Когда в «военной полиции» держали, там была пленная Лиля Коць, я ее запомнил. Кто-то ответил: «Да, Лиля есть на обмен». В общем, рад, что жива-здорова и ее обменяли. У нас слухи ходили, что ее в расход пустили.
Наших ребят тоже в донецкий аэропорт на работы возили, но я тогда еще у казаков был. После и полы мыл, и на заправках бочки чистил. А рядом всегда чувак с автоматом охранял. На работы нас на «Уралах» через весь Донецк везли, а мы смотрели, как люди будто ни в чем не бывало по улицам гуляют, как ОБСЕшники сзади едут.
— Что значит «сзади едут»? ОБСЕ сопровождала украинских пленных, когда боевики их на работы вывозили?
— Нет, просто по городу машины ОБСЕ ездили, обгоняли нас. Откуда им знать, что в «Уралах» военнопленные? Я бы и рад сигнал послать, так ведь рядом этот с автоматом, не дает ничего делать. Но я все время пытался выставить свое лицо в окошко, а вдруг их видеорегистратор зафиксирует.
«Никакой стены. Землю возвращать надо, там много людей в безвыходном положении ждут возвращения Украины»
— Почему ваши две попытки бегства провалились?
— Первый раз сам отказался, потому что мог пострадать тот, кого мы не включали в побег (он бы физически не выдержал, да и не согласился бы). Во второй раз решил сам бежать, но в человеке просчитался. Местном. Он должен был российские рубли на гривны поменять. Но передумал и сдал меня, в итоге сняли с работ, опять на подвал.
— Побег был менее рискованным, чем оставаться в камере и ждать обмена?
— Я просто не верил, что попаду в этот обмен. Ждал, когда он пройдет, чтобы из-за моего побега ребята не пострадали.
— Какие настроения у жителей оккупированных районов Донецкой области?
— Поначалу нам кричали что-то вроде «фашист». После: «Вас, сороковку, не в плен брать надо, а расстреливать!». Это уже в макеевской колонии было. Сепары нас с Иловайска не любят, сильно мы им насолили. Запомнили нас еще тогда.
— Такие настроения — результат российской пропаганды или местная ментальность?
— Не знаю, наверное, всего понемногу.
— В Украине одна часть людей убеждена, что от оккупированных территорий востока надо отгораживаться стеной, другая часть считает, что надо отвоевывать. А вы как думаете?
— Никакой стены. Землю надо возвращать, там много людей в безвыходном положении, не могут выехать и ждут возвращения Украины.
— Но там в том числе и те, кто вам в лицо кричал: «Фашисты!».

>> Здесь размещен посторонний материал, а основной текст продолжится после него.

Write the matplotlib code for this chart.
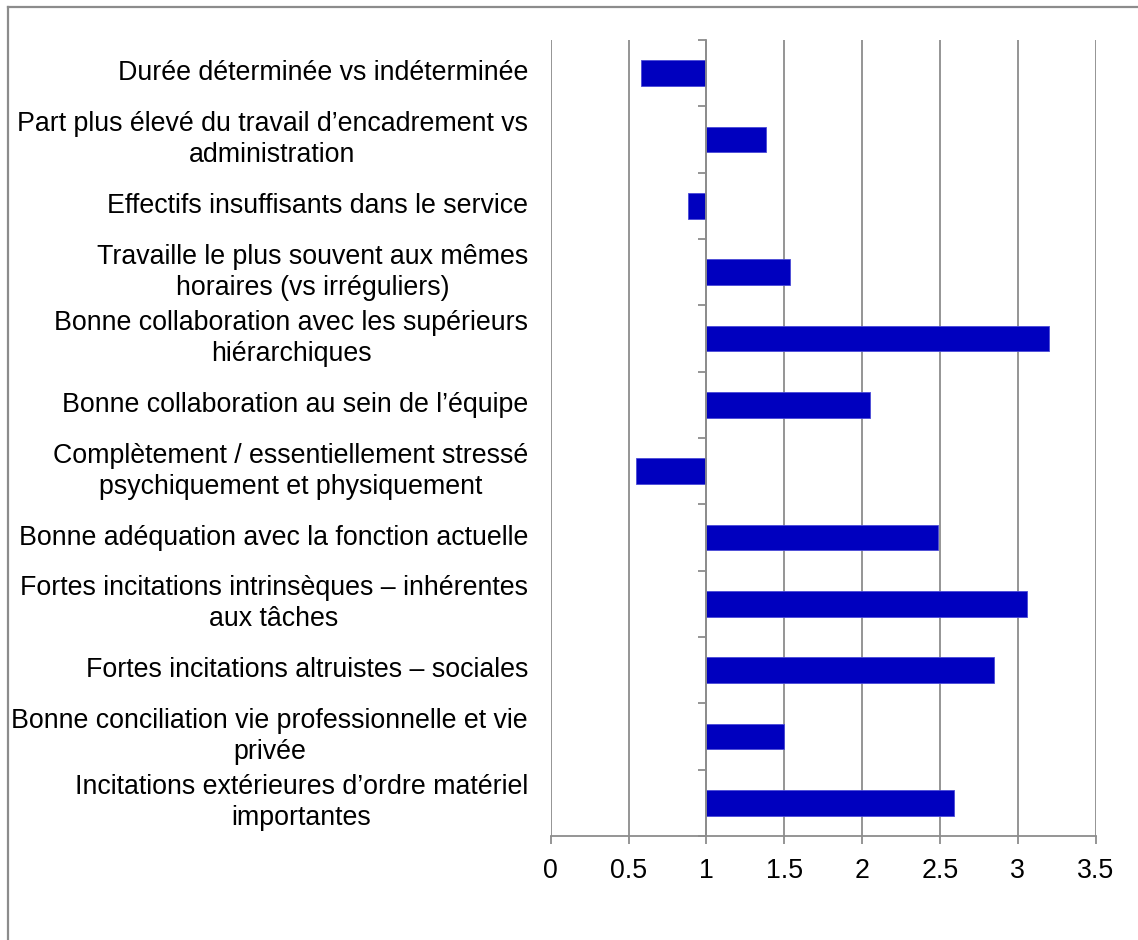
import matplotlib
matplotlib.use('Agg')
import matplotlib.pyplot as plt
from matplotlib.lines import Line2D

# categories, top to bottom
labels = [
    'Durée déterminée vs indéterminée',
    'Part plus élevé du travail d\u2019encadrement vs\nadministration',
    'Effectifs insuffisants dans le service',
    'Travaille le plus souvent aux mêmes\nhoraires (vs irréguliers)',
    'Bonne collaboration avec les supérieurs\nhiérarchiques',
    'Bonne collaboration au sein de l\u2019équipe',
    'Complètement / essentiellement stressé\npsychiquement et physiquement',
    'Bonne adéquation avec la fonction actuelle',
    'Fortes incitations intrinsèques \u2013 inhérentes\naux tâches',
    'Fortes incitations altruistes \u2013 sociales',
    'Bonne conciliation vie professionnelle et vie\nprivée',
    'Incitations extérieures d\u2019ordre matériel\nimportantes',
]
values = [0.58, 1.38, 0.88, 1.54, 3.20, 2.05, 0.55, 2.49, 3.06, 2.85, 1.50, 2.59]
xticks = [0, 0.5, 1, 1.5, 2, 2.5, 3, 3.5]
base = 1.0

plt.rcParams['font.family'] = ['Liberation Sans', 'DejaVu Sans']

fig = plt.figure(figsize=(11.38, 9.4), dpi=100)
ax = fig.add_axes([0.4839, 0.1106, 0.4789, 0.8468])

grey = '#8c8c8c'
bar_col = '#0000bf'

ypos = list(range(len(labels)))
widths = [v - base for v in values]
ax.barh(ypos, widths, left=base, height=0.39, color=bar_col,
        edgecolor='#4a4ad6', linewidth=0.6, zorder=3)

ax.set_xlim(0, 3.5)
ax.set_ylim(len(labels) - 0.5, -0.5)

# vertical grid
ax.set_xticks(xticks)
ax.set_xticklabels([f'{t:g}' for t in xticks], fontsize=19.3)
ax.grid(axis='x', color=grey, linewidth=1.3, zorder=1)
ax.set_axisbelow(True)

# category axis sits at x = 1, ticks at category boundaries
ax.spines['left'].set_position(('data', base))
ax.spines['left'].set_color(grey)
ax.spines['left'].set_linewidth(1.3)
ax.spines['left'].set_zorder(4)
ax.spines['bottom'].set_color(grey)
ax.spines['bottom'].set_linewidth(1.3)
ax.spines['top'].set_visible(False)
ax.spines['right'].set_visible(False)
ax.set_yticks([i - 0.5 for i in range(len(labels) + 1)])
ax.set_yticklabels([])
ax.tick_params(axis='y', length=6, width=1.3, color=grey, direction='out')
ax.tick_params(axis='x', length=6, width=1.3, color=grey, direction='out', pad=10)

for i, lab in enumerate(labels):
    ax.text(-0.0417, i, lab, transform=ax.get_yaxis_transform(),
            ha='right', va='center', multialignment='center', fontsize=19.3,
            color='black', linespacing=1.24)

# outer frame (only left and top edges are visible)
fig.add_artist(Line2D([7.5 / 1138, 7.5 / 1138], [0, 1 - 6.5 / 940],
                      transform=fig.transFigure, color=grey, linewidth=1.6))
fig.add_artist(Line2D([7.5 / 1138, 1], [1 - 6.5 / 940, 1 - 6.5 / 940],
                      transform=fig.transFigure, color=grey, linewidth=1.6))

fig.savefig('out.png', dpi=100)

— Вот те на Донбассе, кто продались и кричали: «Россия, Россия!», первыми переобуются. Уже переобуваются. Пусть разоружаются, адаптируются, и в колонию их. Не строгого режима, но в колонию. Пусть там работают, восстанавливают, что разрушили. Я и президенту об этом говорил.
А за остальных надо бороться. Я, когда в макеевской колонии в одиночке сидел, частный сектор из окна видел. Там дедушка с бабушкой жили, разговаривали по-нашему, по-украински. Несчастные, старые. Газа нет, отопление на угле. Они козочку пасли каждый день, чтобы хоть как-то прожить. Вот такие никуда не выедут, будут сидеть и ждать нас. И таких там много.
Вспоминаю Иловайский котел, когда только-только все начиналось. Выезжаю на задание, смотрю: бабушка со двора выходит и крестит меня и мою машину. В Иловайске я 300-х вывозил, и ни один раненый не может отстреливаться. Только я могу, но я за рулем и еще сзади колонну веду. Может, потому и выжил в Иловайске, что незнакомая бабушка меня перекрестила. Я этот момент сильно запомнил.
— Хоть раз пожалели, что пошли воевать?
— Ни разу.
— Несмотря на три года плена и пыток?
— Ни разу не пожалел.
— Как думаете, когда война закончится?
— Когда — не знаю. Но точно знаю: Украина там будет. И флаг наш там висеть будет. Когда сепары меня принимали в колонию, у меня украинский флаг спрятан был. Я до последнего надеялся, что с ним на обмен поеду. Не получилось, нашли мой флаг и забрали. Думаю, кто-то из сепаров себе домой под подушку заныкал. А когда меня уже на обмен повезли, я им в глаза сказал: «Флаг, что вы у меня отобрали, скоро здесь висеть будет. Я вернусь, и он будет здесь висеть. Украина здесь будет, так и знайте!».
— Что сепаратисты вам ответили?
— Ничего, молча головой качали, так как вслух ничего сказать не могли. Соглашались.